We were trying to be original. There’s a line that Liam Neeson says in the film, at the shrine of his father [Leslie Nielsen]: “I want to be just like you, but at the same time, completely different and original.” That was our goal. We got to a point in the script where we thought a love montage would be nice. The first “Naked Gun” did one that is iconic to us. We were stuck on how to do ours. One night, I woke up at four in the morning to use the bathroom and got back into bed and just saw the entire thing. I wrote it down in points and emailed it off to my co-writers. And that is what’s in the movie a year later.
Did anyone, at any point in the process, push back?
Certain friends would read the script as a favor, like Andy Samberg. He said, “Do not let them cut [the snowman], it’s the funniest thing in your movie.” And then other people would read it and go. “I got everything except for that snowman thing.” It was polarizing, but the response has been overwhelmingly positive.
Talk about the actual snowman.
Our snowman is a work of art. The Jim Henson team in New York made it for us, and it came out perfect. The studio kept holding $1 million in the line item budget for a CG snowman and then kept using that as the reason why the sequence had to be cut. I remember saying, “It’s not CG! It’s a puppet! We are going to build it, it will cost way less than that.”
How did Liam and Pamela react after they read this in the script?

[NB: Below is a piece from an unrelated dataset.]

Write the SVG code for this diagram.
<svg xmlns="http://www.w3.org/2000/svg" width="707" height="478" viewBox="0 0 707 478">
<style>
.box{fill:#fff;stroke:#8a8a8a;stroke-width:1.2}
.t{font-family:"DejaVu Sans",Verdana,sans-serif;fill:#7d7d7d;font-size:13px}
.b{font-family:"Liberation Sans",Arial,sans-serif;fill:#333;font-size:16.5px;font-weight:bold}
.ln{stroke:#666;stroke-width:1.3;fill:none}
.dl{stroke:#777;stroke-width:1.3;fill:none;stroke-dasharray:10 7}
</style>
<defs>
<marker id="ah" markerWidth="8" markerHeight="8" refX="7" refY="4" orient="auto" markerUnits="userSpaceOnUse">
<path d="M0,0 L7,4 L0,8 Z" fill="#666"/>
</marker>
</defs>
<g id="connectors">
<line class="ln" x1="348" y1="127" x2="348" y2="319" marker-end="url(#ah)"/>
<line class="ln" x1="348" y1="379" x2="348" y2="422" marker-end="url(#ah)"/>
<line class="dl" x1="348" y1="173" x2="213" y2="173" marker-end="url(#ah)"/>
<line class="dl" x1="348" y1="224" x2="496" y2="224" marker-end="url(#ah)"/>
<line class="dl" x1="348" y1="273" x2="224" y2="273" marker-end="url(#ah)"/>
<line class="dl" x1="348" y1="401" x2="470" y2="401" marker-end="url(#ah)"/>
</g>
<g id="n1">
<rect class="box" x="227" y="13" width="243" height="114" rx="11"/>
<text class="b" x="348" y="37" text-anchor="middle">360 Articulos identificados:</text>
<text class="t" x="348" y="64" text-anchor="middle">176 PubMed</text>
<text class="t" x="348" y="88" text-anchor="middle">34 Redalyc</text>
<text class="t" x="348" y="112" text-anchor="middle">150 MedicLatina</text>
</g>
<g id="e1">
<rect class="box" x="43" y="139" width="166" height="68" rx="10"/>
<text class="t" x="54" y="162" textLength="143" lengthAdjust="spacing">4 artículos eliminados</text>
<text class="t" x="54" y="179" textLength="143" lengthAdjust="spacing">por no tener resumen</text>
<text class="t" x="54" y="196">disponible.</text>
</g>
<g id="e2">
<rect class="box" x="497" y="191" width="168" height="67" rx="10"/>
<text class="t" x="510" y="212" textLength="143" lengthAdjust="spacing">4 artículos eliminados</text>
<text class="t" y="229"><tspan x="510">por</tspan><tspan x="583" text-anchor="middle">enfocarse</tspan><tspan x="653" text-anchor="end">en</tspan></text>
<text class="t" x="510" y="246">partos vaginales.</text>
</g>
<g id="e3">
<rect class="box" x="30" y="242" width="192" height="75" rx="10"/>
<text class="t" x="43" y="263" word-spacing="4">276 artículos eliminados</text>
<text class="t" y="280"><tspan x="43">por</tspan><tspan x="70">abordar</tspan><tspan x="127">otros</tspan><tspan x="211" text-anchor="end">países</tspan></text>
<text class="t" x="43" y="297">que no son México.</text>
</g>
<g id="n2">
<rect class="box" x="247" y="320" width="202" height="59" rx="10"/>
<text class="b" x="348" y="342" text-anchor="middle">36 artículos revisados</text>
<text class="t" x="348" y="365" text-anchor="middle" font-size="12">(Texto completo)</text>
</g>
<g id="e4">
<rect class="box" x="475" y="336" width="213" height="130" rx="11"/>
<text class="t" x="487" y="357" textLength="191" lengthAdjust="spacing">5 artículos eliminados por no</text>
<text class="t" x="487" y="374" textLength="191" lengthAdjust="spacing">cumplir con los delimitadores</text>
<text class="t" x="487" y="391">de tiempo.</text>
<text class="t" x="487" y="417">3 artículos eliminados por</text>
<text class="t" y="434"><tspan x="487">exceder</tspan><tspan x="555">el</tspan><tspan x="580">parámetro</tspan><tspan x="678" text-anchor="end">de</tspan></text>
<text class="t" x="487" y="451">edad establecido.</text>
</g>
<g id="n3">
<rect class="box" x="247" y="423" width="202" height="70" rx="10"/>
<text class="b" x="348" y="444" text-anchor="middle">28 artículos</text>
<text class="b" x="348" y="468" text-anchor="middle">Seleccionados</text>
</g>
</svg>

Well, we had an intimacy coordinator. You must. This scene was right in the middle of the schedule, and they were getting along so well on and off set. We would all go to dinners together on the weekends, and they like each other to this day. I think, for the snowman, they were grateful to goof off for two days. There were no lines to memorize. It was like shooting a music video. We did run out of time, and did not get to the actual sex scene with [Liam, Pam and the snowman]. We picked it up on the very last day of shooting. It was the second-to-last thing we shot, and might have been the most fun we had.